**Dataset extract**

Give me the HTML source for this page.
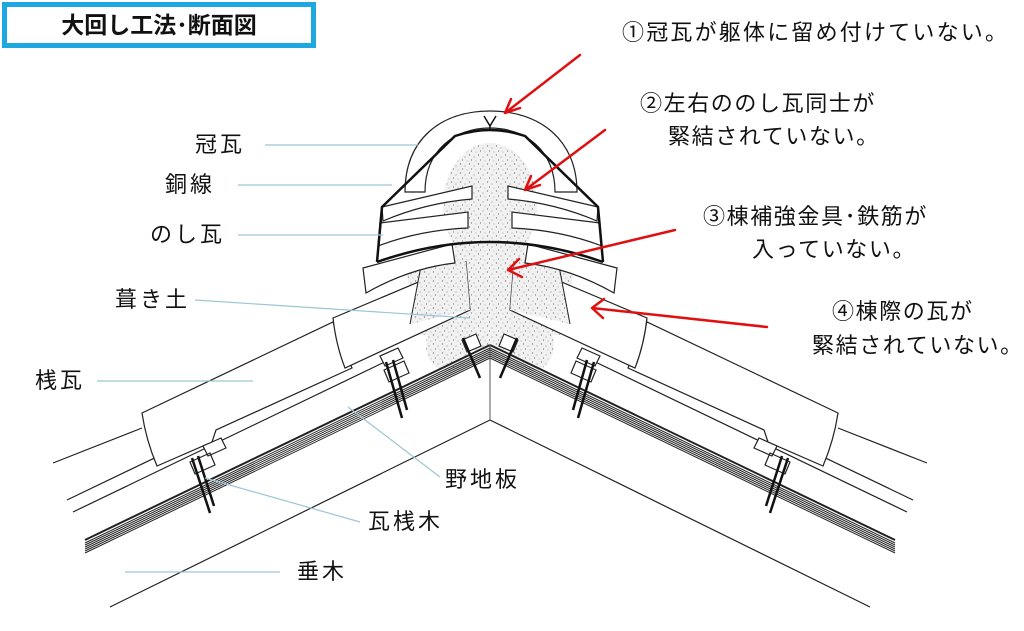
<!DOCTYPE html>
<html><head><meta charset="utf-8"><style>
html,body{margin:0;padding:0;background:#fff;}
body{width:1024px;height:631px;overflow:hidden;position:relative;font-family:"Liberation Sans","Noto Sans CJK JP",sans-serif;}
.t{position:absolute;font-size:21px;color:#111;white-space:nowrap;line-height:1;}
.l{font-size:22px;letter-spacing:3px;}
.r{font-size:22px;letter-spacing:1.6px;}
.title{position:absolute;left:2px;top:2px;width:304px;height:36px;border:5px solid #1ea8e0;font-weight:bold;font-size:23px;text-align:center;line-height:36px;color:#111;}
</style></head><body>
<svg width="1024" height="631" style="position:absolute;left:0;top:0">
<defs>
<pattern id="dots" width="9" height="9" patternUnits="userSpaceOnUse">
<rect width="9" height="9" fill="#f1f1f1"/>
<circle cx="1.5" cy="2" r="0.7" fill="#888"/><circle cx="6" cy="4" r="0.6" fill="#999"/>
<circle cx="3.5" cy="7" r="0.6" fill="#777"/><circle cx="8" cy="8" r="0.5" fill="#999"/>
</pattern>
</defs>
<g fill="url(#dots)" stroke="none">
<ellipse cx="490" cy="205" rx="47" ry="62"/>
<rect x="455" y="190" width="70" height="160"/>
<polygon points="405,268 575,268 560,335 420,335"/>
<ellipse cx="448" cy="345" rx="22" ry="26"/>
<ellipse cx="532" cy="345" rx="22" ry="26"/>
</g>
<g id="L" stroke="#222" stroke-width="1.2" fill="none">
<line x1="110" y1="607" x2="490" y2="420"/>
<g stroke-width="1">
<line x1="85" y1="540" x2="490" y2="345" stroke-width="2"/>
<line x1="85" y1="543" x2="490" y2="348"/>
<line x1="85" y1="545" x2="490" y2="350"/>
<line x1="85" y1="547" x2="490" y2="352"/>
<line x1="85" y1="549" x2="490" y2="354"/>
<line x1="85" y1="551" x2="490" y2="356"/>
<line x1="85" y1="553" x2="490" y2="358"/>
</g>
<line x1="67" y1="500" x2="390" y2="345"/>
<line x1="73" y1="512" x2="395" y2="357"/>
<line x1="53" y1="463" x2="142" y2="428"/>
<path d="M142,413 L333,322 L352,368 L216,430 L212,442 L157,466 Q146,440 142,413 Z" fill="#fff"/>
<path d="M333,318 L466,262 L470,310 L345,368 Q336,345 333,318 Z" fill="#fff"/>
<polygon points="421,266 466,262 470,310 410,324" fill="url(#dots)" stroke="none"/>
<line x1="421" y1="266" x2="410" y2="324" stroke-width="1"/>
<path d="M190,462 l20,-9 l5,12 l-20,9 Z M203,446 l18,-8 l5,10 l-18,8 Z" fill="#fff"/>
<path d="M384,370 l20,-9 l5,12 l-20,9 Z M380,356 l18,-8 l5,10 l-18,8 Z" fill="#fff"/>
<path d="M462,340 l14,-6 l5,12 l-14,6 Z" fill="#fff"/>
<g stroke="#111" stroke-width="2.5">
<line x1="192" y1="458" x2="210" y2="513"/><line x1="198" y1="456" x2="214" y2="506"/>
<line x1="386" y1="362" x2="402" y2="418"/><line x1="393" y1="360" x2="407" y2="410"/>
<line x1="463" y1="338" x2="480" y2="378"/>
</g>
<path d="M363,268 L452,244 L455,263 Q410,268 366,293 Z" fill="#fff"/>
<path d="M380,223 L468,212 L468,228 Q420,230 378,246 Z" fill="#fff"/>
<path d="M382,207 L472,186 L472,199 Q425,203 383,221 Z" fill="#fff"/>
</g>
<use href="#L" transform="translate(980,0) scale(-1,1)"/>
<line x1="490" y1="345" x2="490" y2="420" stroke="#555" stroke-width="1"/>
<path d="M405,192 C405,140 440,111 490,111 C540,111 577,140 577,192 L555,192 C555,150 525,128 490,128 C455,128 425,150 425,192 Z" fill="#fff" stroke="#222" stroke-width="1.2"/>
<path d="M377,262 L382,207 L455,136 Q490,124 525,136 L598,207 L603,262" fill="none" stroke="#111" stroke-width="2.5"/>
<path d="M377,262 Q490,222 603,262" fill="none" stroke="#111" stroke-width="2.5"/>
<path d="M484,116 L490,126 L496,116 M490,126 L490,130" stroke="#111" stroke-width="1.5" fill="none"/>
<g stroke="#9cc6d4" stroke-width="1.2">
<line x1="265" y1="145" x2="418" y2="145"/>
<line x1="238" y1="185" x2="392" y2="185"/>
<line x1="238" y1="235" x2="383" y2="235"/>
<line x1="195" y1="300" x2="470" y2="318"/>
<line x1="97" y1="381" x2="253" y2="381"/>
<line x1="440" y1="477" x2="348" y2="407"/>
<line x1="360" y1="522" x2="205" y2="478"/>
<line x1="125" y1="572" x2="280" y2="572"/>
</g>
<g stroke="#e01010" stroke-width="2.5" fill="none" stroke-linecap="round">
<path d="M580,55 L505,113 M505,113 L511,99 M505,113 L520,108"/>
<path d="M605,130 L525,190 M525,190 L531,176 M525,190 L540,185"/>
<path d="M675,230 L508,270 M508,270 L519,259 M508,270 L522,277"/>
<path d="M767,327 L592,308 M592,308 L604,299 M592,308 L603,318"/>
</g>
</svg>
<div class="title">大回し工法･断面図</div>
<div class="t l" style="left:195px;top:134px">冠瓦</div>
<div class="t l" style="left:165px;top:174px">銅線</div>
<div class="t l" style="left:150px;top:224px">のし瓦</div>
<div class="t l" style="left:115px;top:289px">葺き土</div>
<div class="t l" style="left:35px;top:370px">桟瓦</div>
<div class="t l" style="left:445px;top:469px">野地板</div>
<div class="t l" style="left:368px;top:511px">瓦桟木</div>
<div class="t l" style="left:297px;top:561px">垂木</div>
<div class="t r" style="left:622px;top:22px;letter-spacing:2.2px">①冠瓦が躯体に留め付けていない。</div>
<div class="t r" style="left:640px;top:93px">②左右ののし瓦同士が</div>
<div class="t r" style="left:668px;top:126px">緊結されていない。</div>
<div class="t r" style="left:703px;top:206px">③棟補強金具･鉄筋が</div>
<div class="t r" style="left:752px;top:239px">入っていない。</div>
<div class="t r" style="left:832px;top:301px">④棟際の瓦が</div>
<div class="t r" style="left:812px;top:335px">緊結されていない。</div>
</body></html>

**Prompt**
Transcribe each line above verbatim, with the pictures left out.

**Full answer**
Give me the HTML source for this page.
<!DOCTYPE html>
<html><head><meta charset="utf-8"><style>
html,body{margin:0;padding:0;background:#fff;}
body{width:1024px;height:631px;overflow:hidden;position:relative;font-family:"Liberation Sans","Noto Sans CJK JP",sans-serif;}
.t{position:absolute;font-size:21px;color:#111;white-space:nowrap;line-height:1;}
.l{font-size:22px;letter-spacing:3px;}
.r{font-size:22px;letter-spacing:1.6px;}
.title{position:absolute;left:2px;top:2px;width:304px;height:36px;border:5px solid #1ea8e0;font-weight:bold;font-size:23px;text-align:center;line-height:36px;color:#111;}
</style></head><body>
<svg width="1024" height="631" style="position:absolute;left:0;top:0">
<defs>
<pattern id="dots" width="9" height="9" patternUnits="userSpaceOnUse">
<rect width="9" height="9" fill="#f1f1f1"/>
<circle cx="1.5" cy="2" r="0.7" fill="#888"/><circle cx="6" cy="4" r="0.6" fill="#999"/>
<circle cx="3.5" cy="7" r="0.6" fill="#777"/><circle cx="8" cy="8" r="0.5" fill="#999"/>
</pattern>
</defs>
<g fill="url(#dots)" stroke="none">
<ellipse cx="490" cy="205" rx="47" ry="62"/>
<rect x="455" y="190" width="70" height="160"/>
<polygon points="405,268 575,268 560,335 420,335"/>
<ellipse cx="448" cy="345" rx="22" ry="26"/>
<ellipse cx="532" cy="345" rx="22" ry="26"/>
</g>
<g id="L" stroke="#222" stroke-width="1.2" fill="none">
<line x1="110" y1="607" x2="490" y2="420"/>
<g stroke-width="1">
<line x1="85" y1="540" x2="490" y2="345" stroke-width="2"/>
<line x1="85" y1="543" x2="490" y2="348"/>
<line x1="85" y1="545" x2="490" y2="350"/>
<line x1="85" y1="547" x2="490" y2="352"/>
<line x1="85" y1="549" x2="490" y2="354"/>
<line x1="85" y1="551" x2="490" y2="356"/>
<line x1="85" y1="553" x2="490" y2="358"/>
</g>
<line x1="67" y1="500" x2="390" y2="345"/>
<line x1="73" y1="512" x2="395" y2="357"/>
<line x1="53" y1="463" x2="142" y2="428"/>
<path d="M142,413 L333,322 L352,368 L216,430 L212,442 L157,466 Q146,440 142,413 Z" fill="#fff"/>
<path d="M333,318 L466,262 L470,310 L345,368 Q336,345 333,318 Z" fill="#fff"/>
<polygon points="421,266 466,262 470,310 410,324" fill="url(#dots)" stroke="none"/>
<line x1="421" y1="266" x2="410" y2="324" stroke-width="1"/>
<path d="M190,462 l20,-9 l5,12 l-20,9 Z M203,446 l18,-8 l5,10 l-18,8 Z" fill="#fff"/>
<path d="M384,370 l20,-9 l5,12 l-20,9 Z M380,356 l18,-8 l5,10 l-18,8 Z" fill="#fff"/>
<path d="M462,340 l14,-6 l5,12 l-14,6 Z" fill="#fff"/>
<g stroke="#111" stroke-width="2.5">
<line x1="192" y1="458" x2="210" y2="513"/><line x1="198" y1="456" x2="214" y2="506"/>
<line x1="386" y1="362" x2="402" y2="418"/><line x1="393" y1="360" x2="407" y2="410"/>
<line x1="463" y1="338" x2="480" y2="378"/>
</g>
<path d="M363,268 L452,244 L455,263 Q410,268 366,293 Z" fill="#fff"/>
<path d="M380,223 L468,212 L468,228 Q420,230 378,246 Z" fill="#fff"/>
<path d="M382,207 L472,186 L472,199 Q425,203 383,221 Z" fill="#fff"/>
</g>
<use href="#L" transform="translate(980,0) scale(-1,1)"/>
<line x1="490" y1="345" x2="490" y2="420" stroke="#555" stroke-width="1"/>
<path d="M405,192 C405,140 440,111 490,111 C540,111 577,140 577,192 L555,192 C555,150 525,128 490,128 C455,128 425,150 425,192 Z" fill="#fff" stroke="#222" stroke-width="1.2"/>
<path d="M377,262 L382,207 L455,136 Q490,124 525,136 L598,207 L603,262" fill="none" stroke="#111" stroke-width="2.5"/>
<path d="M377,262 Q490,222 603,262" fill="none" stroke="#111" stroke-width="2.5"/>
<path d="M484,116 L490,126 L496,116 M490,126 L490,130" stroke="#111" stroke-width="1.5" fill="none"/>
<g stroke="#9cc6d4" stroke-width="1.2">
<line x1="265" y1="145" x2="418" y2="145"/>
<line x1="238" y1="185" x2="392" y2="185"/>
<line x1="238" y1="235" x2="383" y2="235"/>
<line x1="195" y1="300" x2="470" y2="318"/>
<line x1="97" y1="381" x2="253" y2="381"/>
<line x1="440" y1="477" x2="348" y2="407"/>
<line x1="360" y1="522" x2="205" y2="478"/>
<line x1="125" y1="572" x2="280" y2="572"/>
</g>
<g stroke="#e01010" stroke-width="2.5" fill="none" stroke-linecap="round">
<path d="M580,55 L505,113 M505,113 L511,99 M505,113 L520,108"/>
<path d="M605,130 L525,190 M525,190 L531,176 M525,190 L540,185"/>
<path d="M675,230 L508,270 M508,270 L519,259 M508,270 L522,277"/>
<path d="M767,327 L592,308 M592,308 L604,299 M592,308 L603,318"/>
</g>
</svg>
<div class="title">大回し工法･断面図</div>
<div class="t l" style="left:195px;top:134px">冠瓦</div>
<div class="t l" style="left:165px;top:174px">銅線</div>
<div class="t l" style="left:150px;top:224px">のし瓦</div>
<div class="t l" style="left:115px;top:289px">葺き土</div>
<div class="t l" style="left:35px;top:370px">桟瓦</div>
<div class="t l" style="left:445px;top:469px">野地板</div>
<div class="t l" style="left:368px;top:511px">瓦桟木</div>
<div class="t l" style="left:297px;top:561px">垂木</div>
<div class="t r" style="left:622px;top:22px;letter-spacing:2.2px">①冠瓦が躯体に留め付けていない。</div>
<div class="t r" style="left:640px;top:93px">②左右ののし瓦同士が</div>
<div class="t r" style="left:668px;top:126px">緊結されていない。</div>
<div class="t r" style="left:703px;top:206px">③棟補強金具･鉄筋が</div>
<div class="t r" style="left:752px;top:239px">入っていない。</div>
<div class="t r" style="left:832px;top:301px">④棟際の瓦が</div>
<div class="t r" style="left:812px;top:335px">緊結されていない。</div>
</body></html>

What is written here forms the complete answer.